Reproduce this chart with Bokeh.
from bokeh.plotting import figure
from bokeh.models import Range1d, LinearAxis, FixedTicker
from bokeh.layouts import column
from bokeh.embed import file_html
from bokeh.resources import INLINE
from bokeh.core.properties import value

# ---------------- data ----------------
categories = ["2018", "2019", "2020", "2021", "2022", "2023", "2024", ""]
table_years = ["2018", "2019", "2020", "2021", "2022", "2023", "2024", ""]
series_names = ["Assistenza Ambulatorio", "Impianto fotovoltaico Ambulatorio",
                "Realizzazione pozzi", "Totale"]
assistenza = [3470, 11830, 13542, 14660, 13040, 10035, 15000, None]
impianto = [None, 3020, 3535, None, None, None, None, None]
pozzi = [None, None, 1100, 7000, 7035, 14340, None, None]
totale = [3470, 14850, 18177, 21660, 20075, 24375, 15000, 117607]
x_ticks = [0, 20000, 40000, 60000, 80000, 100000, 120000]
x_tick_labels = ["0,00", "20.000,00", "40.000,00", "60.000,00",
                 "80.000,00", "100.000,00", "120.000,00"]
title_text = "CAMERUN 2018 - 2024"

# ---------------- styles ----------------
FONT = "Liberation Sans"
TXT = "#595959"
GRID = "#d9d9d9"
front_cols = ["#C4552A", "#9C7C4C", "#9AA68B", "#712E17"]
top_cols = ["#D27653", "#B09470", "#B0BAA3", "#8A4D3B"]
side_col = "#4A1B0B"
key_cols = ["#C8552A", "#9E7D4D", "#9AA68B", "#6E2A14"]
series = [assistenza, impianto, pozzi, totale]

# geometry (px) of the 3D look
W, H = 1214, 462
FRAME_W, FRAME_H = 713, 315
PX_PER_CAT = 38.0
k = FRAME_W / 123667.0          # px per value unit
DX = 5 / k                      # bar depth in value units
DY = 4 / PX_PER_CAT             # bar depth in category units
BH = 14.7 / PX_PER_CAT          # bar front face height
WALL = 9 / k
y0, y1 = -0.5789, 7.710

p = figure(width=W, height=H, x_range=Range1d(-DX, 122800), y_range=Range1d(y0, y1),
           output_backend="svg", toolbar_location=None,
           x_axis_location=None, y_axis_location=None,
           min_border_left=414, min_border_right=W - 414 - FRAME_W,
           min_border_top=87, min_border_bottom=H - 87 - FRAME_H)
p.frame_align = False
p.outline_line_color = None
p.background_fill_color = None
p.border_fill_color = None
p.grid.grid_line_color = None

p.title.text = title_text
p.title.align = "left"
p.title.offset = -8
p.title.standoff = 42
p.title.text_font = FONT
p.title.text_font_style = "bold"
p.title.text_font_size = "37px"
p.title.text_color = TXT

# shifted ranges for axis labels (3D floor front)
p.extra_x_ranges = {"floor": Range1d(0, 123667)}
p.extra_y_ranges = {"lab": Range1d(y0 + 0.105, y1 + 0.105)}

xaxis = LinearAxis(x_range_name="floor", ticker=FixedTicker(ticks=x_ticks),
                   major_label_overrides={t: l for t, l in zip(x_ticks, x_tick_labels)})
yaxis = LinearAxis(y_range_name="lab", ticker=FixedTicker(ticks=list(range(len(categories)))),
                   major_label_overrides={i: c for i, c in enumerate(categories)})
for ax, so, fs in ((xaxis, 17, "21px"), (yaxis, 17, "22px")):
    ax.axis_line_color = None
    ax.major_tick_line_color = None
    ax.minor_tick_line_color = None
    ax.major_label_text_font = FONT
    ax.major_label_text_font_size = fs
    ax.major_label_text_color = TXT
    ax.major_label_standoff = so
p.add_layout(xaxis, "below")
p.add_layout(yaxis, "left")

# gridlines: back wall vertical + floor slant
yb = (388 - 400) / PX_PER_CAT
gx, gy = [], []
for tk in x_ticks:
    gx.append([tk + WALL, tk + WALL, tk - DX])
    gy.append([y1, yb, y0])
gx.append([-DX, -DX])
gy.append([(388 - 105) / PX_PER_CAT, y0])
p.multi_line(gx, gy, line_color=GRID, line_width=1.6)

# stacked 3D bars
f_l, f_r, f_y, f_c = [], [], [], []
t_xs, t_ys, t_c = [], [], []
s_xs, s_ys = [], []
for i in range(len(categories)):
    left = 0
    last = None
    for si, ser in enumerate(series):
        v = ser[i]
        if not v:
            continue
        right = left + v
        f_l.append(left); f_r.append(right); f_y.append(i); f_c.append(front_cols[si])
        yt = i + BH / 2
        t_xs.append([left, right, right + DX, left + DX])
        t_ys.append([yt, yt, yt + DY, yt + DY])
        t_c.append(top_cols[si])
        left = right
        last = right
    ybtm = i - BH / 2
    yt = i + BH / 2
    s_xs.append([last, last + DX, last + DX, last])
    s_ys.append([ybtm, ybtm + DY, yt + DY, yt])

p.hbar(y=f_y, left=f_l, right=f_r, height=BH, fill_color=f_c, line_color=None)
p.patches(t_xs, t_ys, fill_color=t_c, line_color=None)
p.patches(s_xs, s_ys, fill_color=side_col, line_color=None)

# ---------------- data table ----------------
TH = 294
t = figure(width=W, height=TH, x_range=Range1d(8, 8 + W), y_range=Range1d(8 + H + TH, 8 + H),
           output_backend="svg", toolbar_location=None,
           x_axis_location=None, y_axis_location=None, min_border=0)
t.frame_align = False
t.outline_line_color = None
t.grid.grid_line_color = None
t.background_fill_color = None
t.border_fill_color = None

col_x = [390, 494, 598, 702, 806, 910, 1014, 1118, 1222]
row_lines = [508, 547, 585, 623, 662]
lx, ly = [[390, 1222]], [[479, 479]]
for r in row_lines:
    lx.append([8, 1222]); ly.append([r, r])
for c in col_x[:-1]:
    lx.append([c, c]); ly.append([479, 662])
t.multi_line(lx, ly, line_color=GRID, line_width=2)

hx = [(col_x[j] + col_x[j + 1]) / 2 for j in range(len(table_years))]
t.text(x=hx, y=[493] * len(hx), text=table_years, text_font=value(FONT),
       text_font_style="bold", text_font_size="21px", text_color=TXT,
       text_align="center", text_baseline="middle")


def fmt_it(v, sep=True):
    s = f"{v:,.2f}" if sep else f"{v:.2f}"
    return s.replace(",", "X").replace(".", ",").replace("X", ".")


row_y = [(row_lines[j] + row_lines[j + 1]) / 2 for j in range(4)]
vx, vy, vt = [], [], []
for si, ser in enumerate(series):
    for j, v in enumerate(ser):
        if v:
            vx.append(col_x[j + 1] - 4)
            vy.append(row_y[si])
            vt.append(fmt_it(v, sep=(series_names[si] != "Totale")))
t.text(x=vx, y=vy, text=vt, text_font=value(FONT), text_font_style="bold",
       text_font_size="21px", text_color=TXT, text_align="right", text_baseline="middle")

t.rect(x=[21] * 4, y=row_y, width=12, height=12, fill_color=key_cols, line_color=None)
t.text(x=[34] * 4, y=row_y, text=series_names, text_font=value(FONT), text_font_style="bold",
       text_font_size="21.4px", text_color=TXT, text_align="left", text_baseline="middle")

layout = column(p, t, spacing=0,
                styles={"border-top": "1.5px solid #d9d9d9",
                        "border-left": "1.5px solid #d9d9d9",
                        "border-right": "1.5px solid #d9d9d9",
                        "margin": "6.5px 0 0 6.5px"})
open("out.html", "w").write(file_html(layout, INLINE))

> _REQUIREMENT_
Give an exact repetition of all the material.

> _FINAL ANSWER_
Reproduce this chart with Bokeh.
from bokeh.plotting import figure
from bokeh.models import Range1d, LinearAxis, FixedTicker
from bokeh.layouts import column
from bokeh.embed import file_html
from bokeh.resources import INLINE
from bokeh.core.properties import value

# ---------------- data ----------------
categories = ["2018", "2019", "2020", "2021", "2022", "2023", "2024", ""]
table_years = ["2018", "2019", "2020", "2021", "2022", "2023", "2024", ""]
series_names = ["Assistenza Ambulatorio", "Impianto fotovoltaico Ambulatorio",
                "Realizzazione pozzi", "Totale"]
assistenza = [3470, 11830, 13542, 14660, 13040, 10035, 15000, None]
impianto = [None, 3020, 3535, None, None, None, None, None]
pozzi = [None, None, 1100, 7000, 7035, 14340, None, None]
totale = [3470, 14850, 18177, 21660, 20075, 24375, 15000, 117607]
x_ticks = [0, 20000, 40000, 60000, 80000, 100000, 120000]
x_tick_labels = ["0,00", "20.000,00", "40.000,00", "60.000,00",
                 "80.000,00", "100.000,00", "120.000,00"]
title_text = "CAMERUN 2018 - 2024"

# ---------------- styles ----------------
FONT = "Liberation Sans"
TXT = "#595959"
GRID = "#d9d9d9"
front_cols = ["#C4552A", "#9C7C4C", "#9AA68B", "#712E17"]
top_cols = ["#D27653", "#B09470", "#B0BAA3", "#8A4D3B"]
side_col = "#4A1B0B"
key_cols = ["#C8552A", "#9E7D4D", "#9AA68B", "#6E2A14"]
series = [assistenza, impianto, pozzi, totale]

# geometry (px) of the 3D look
W, H = 1214, 462
FRAME_W, FRAME_H = 713, 315
PX_PER_CAT = 38.0
k = FRAME_W / 123667.0          # px per value unit
DX = 5 / k                      # bar depth in value units
DY = 4 / PX_PER_CAT             # bar depth in category units
BH = 14.7 / PX_PER_CAT          # bar front face height
WALL = 9 / k
y0, y1 = -0.5789, 7.710

p = figure(width=W, height=H, x_range=Range1d(-DX, 122800), y_range=Range1d(y0, y1),
           output_backend="svg", toolbar_location=None,
           x_axis_location=None, y_axis_location=None,
           min_border_left=414, min_border_right=W - 414 - FRAME_W,
           min_border_top=87, min_border_bottom=H - 87 - FRAME_H)
p.frame_align = False
p.outline_line_color = None
p.background_fill_color = None
p.border_fill_color = None
p.grid.grid_line_color = None

p.title.text = title_text
p.title.align = "left"
p.title.offset = -8
p.title.standoff = 42
p.title.text_font = FONT
p.title.text_font_style = "bold"
p.title.text_font_size = "37px"
p.title.text_color = TXT

# shifted ranges for axis labels (3D floor front)
p.extra_x_ranges = {"floor": Range1d(0, 123667)}
p.extra_y_ranges = {"lab": Range1d(y0 + 0.105, y1 + 0.105)}

xaxis = LinearAxis(x_range_name="floor", ticker=FixedTicker(ticks=x_ticks),
                   major_label_overrides={t: l for t, l in zip(x_ticks, x_tick_labels)})
yaxis = LinearAxis(y_range_name="lab", ticker=FixedTicker(ticks=list(range(len(categories)))),
                   major_label_overrides={i: c for i, c in enumerate(categories)})
for ax, so, fs in ((xaxis, 17, "21px"), (yaxis, 17, "22px")):
    ax.axis_line_color = None
    ax.major_tick_line_color = None
    ax.minor_tick_line_color = None
    ax.major_label_text_font = FONT
    ax.major_label_text_font_size = fs
    ax.major_label_text_color = TXT
    ax.major_label_standoff = so
p.add_layout(xaxis, "below")
p.add_layout(yaxis, "left")

# gridlines: back wall vertical + floor slant
yb = (388 - 400) / PX_PER_CAT
gx, gy = [], []
for tk in x_ticks:
    gx.append([tk + WALL, tk + WALL, tk - DX])
    gy.append([y1, yb, y0])
gx.append([-DX, -DX])
gy.append([(388 - 105) / PX_PER_CAT, y0])
p.multi_line(gx, gy, line_color=GRID, line_width=1.6)

# stacked 3D bars
f_l, f_r, f_y, f_c = [], [], [], []
t_xs, t_ys, t_c = [], [], []
s_xs, s_ys = [], []
for i in range(len(categories)):
    left = 0
    last = None
    for si, ser in enumerate(series):
        v = ser[i]
        if not v:
            continue
        right = left + v
        f_l.append(left); f_r.append(right); f_y.append(i); f_c.append(front_cols[si])
        yt = i + BH / 2
        t_xs.append([left, right, right + DX, left + DX])
        t_ys.append([yt, yt, yt + DY, yt + DY])
        t_c.append(top_cols[si])
        left = right
        last = right
    ybtm = i - BH / 2
    yt = i + BH / 2
    s_xs.append([last, last + DX, last + DX, last])
    s_ys.append([ybtm, ybtm + DY, yt + DY, yt])

p.hbar(y=f_y, left=f_l, right=f_r, height=BH, fill_color=f_c, line_color=None)
p.patches(t_xs, t_ys, fill_color=t_c, line_color=None)
p.patches(s_xs, s_ys, fill_color=side_col, line_color=None)

# ---------------- data table ----------------
TH = 294
t = figure(width=W, height=TH, x_range=Range1d(8, 8 + W), y_range=Range1d(8 + H + TH, 8 + H),
           output_backend="svg", toolbar_location=None,
           x_axis_location=None, y_axis_location=None, min_border=0)
t.frame_align = False
t.outline_line_color = None
t.grid.grid_line_color = None
t.background_fill_color = None
t.border_fill_color = None

col_x = [390, 494, 598, 702, 806, 910, 1014, 1118, 1222]
row_lines = [508, 547, 585, 623, 662]
lx, ly = [[390, 1222]], [[479, 479]]
for r in row_lines:
    lx.append([8, 1222]); ly.append([r, r])
for c in col_x[:-1]:
    lx.append([c, c]); ly.append([479, 662])
t.multi_line(lx, ly, line_color=GRID, line_width=2)

hx = [(col_x[j] + col_x[j + 1]) / 2 for j in range(len(table_years))]
t.text(x=hx, y=[493] * len(hx), text=table_years, text_font=value(FONT),
       text_font_style="bold", text_font_size="21px", text_color=TXT,
       text_align="center", text_baseline="middle")


def fmt_it(v, sep=True):
    s = f"{v:,.2f}" if sep else f"{v:.2f}"
    return s.replace(",", "X").replace(".", ",").replace("X", ".")


row_y = [(row_lines[j] + row_lines[j + 1]) / 2 for j in range(4)]
vx, vy, vt = [], [], []
for si, ser in enumerate(series):
    for j, v in enumerate(ser):
        if v:
            vx.append(col_x[j + 1] - 4)
            vy.append(row_y[si])
            vt.append(fmt_it(v, sep=(series_names[si] != "Totale")))
t.text(x=vx, y=vy, text=vt, text_font=value(FONT), text_font_style="bold",
       text_font_size="21px", text_color=TXT, text_align="right", text_baseline="middle")

t.rect(x=[21] * 4, y=row_y, width=12, height=12, fill_color=key_cols, line_color=None)
t.text(x=[34] * 4, y=row_y, text=series_names, text_font=value(FONT), text_font_style="bold",
       text_font_size="21.4px", text_color=TXT, text_align="left", text_baseline="middle")

layout = column(p, t, spacing=0,
                styles={"border-top": "1.5px solid #d9d9d9",
                        "border-left": "1.5px solid #d9d9d9",
                        "border-right": "1.5px solid #d9d9d9",
                        "margin": "6.5px 0 0 6.5px"})
open("out.html", "w").write(file_html(layout, INLINE))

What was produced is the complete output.